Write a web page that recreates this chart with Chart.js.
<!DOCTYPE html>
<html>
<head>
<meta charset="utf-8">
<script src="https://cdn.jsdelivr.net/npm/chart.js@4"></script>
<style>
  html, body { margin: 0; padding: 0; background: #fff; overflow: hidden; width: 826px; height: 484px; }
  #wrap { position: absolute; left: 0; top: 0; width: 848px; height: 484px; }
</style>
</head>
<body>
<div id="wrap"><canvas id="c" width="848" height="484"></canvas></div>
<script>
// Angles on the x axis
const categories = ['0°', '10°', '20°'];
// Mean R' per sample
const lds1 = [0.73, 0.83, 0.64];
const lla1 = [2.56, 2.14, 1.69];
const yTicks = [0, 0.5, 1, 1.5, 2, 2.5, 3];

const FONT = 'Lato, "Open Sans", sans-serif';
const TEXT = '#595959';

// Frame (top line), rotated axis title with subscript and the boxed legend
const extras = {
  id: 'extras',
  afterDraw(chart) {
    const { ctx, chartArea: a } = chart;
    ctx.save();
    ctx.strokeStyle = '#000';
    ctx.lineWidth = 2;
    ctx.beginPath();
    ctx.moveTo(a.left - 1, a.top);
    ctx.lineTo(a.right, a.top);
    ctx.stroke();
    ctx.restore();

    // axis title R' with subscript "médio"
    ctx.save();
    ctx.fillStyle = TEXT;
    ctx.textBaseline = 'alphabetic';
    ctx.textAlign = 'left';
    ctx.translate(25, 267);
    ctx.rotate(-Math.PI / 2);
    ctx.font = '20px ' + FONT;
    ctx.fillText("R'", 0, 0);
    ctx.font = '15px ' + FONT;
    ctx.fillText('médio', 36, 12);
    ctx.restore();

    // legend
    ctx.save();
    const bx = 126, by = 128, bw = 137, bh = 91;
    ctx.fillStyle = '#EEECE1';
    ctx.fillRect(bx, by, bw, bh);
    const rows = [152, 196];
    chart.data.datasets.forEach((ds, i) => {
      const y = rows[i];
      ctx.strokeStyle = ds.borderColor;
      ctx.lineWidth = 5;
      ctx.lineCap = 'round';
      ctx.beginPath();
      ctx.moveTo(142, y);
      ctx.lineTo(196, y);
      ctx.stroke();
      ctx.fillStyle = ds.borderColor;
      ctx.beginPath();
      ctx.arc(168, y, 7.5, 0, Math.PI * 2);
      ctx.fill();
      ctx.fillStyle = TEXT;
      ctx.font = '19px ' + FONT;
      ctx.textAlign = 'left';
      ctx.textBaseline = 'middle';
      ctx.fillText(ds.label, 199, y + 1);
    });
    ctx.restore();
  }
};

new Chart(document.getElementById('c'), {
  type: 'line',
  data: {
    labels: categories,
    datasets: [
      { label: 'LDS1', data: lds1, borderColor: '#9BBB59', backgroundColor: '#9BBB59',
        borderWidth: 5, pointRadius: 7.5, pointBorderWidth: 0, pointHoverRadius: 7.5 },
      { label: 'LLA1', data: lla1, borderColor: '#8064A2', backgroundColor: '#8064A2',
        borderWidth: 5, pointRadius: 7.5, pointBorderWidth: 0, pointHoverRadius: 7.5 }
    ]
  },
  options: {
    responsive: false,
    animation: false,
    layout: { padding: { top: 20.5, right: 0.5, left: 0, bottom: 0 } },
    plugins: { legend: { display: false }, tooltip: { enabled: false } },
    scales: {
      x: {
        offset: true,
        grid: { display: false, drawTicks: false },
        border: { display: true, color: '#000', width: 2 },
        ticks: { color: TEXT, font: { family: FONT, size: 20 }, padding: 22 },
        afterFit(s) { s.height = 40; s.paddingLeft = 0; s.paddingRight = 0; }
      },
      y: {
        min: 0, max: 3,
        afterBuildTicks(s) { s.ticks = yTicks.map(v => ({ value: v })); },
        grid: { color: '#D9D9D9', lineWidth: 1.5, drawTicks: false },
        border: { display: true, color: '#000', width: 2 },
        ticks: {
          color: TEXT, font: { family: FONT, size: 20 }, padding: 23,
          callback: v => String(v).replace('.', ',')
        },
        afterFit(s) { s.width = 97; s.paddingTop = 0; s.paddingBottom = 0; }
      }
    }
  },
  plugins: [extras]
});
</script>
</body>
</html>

What is being asked:
Write the data out again in full and exactly.

Result for this exercise:
Write a web page that recreates this chart with Chart.js.
<!DOCTYPE html>
<html>
<head>
<meta charset="utf-8">
<script src="https://cdn.jsdelivr.net/npm/chart.js@4"></script>
<style>
  html, body { margin: 0; padding: 0; background: #fff; overflow: hidden; width: 826px; height: 484px; }
  #wrap { position: absolute; left: 0; top: 0; width: 848px; height: 484px; }
</style>
</head>
<body>
<div id="wrap"><canvas id="c" width="848" height="484"></canvas></div>
<script>
// Angles on the x axis
const categories = ['0°', '10°', '20°'];
// Mean R' per sample
const lds1 = [0.73, 0.83, 0.64];
const lla1 = [2.56, 2.14, 1.69];
const yTicks = [0, 0.5, 1, 1.5, 2, 2.5, 3];

const FONT = 'Lato, "Open Sans", sans-serif';
const TEXT = '#595959';

// Frame (top line), rotated axis title with subscript and the boxed legend
const extras = {
  id: 'extras',
  afterDraw(chart) {
    const { ctx, chartArea: a } = chart;
    ctx.save();
    ctx.strokeStyle = '#000';
    ctx.lineWidth = 2;
    ctx.beginPath();
    ctx.moveTo(a.left - 1, a.top);
    ctx.lineTo(a.right, a.top);
    ctx.stroke();
    ctx.restore();

    // axis title R' with subscript "médio"
    ctx.save();
    ctx.fillStyle = TEXT;
    ctx.textBaseline = 'alphabetic';
    ctx.textAlign = 'left';
    ctx.translate(25, 267);
    ctx.rotate(-Math.PI / 2);
    ctx.font = '20px ' + FONT;
    ctx.fillText("R'", 0, 0);
    ctx.font = '15px ' + FONT;
    ctx.fillText('médio', 36, 12);
    ctx.restore();

    // legend
    ctx.save();
    const bx = 126, by = 128, bw = 137, bh = 91;
    ctx.fillStyle = '#EEECE1';
    ctx.fillRect(bx, by, bw, bh);
    const rows = [152, 196];
    chart.data.datasets.forEach((ds, i) => {
      const y = rows[i];
      ctx.strokeStyle = ds.borderColor;
      ctx.lineWidth = 5;
      ctx.lineCap = 'round';
      ctx.beginPath();
      ctx.moveTo(142, y);
      ctx.lineTo(196, y);
      ctx.stroke();
      ctx.fillStyle = ds.borderColor;
      ctx.beginPath();
      ctx.arc(168, y, 7.5, 0, Math.PI * 2);
      ctx.fill();
      ctx.fillStyle = TEXT;
      ctx.font = '19px ' + FONT;
      ctx.textAlign = 'left';
      ctx.textBaseline = 'middle';
      ctx.fillText(ds.label, 199, y + 1);
    });
    ctx.restore();
  }
};

new Chart(document.getElementById('c'), {
  type: 'line',
  data: {
    labels: categories,
    datasets: [
      { label: 'LDS1', data: lds1, borderColor: '#9BBB59', backgroundColor: '#9BBB59',
        borderWidth: 5, pointRadius: 7.5, pointBorderWidth: 0, pointHoverRadius: 7.5 },
      { label: 'LLA1', data: lla1, borderColor: '#8064A2', backgroundColor: '#8064A2',
        borderWidth: 5, pointRadius: 7.5, pointBorderWidth: 0, pointHoverRadius: 7.5 }
    ]
  },
  options: {
    responsive: false,
    animation: false,
    layout: { padding: { top: 20.5, right: 0.5, left: 0, bottom: 0 } },
    plugins: { legend: { display: false }, tooltip: { enabled: false } },
    scales: {
      x: {
        offset: true,
        grid: { display: false, drawTicks: false },
        border: { display: true, color: '#000', width: 2 },
        ticks: { color: TEXT, font: { family: FONT, size: 20 }, padding: 22 },
        afterFit(s) { s.height = 40; s.paddingLeft = 0; s.paddingRight = 0; }
      },
      y: {
        min: 0, max: 3,
        afterBuildTicks(s) { s.ticks = yTicks.map(v => ({ value: v })); },
        grid: { color: '#D9D9D9', lineWidth: 1.5, drawTicks: false },
        border: { display: true, color: '#000', width: 2 },
        ticks: {
          color: TEXT, font: { family: FONT, size: 20 }, padding: 23,
          callback: v => String(v).replace('.', ',')
        },
        afterFit(s) { s.width = 97; s.paddingTop = 0; s.paddingBottom = 0; }
      }
    }
  },
  plugins: [extras]
});
</script>
</body>
</html>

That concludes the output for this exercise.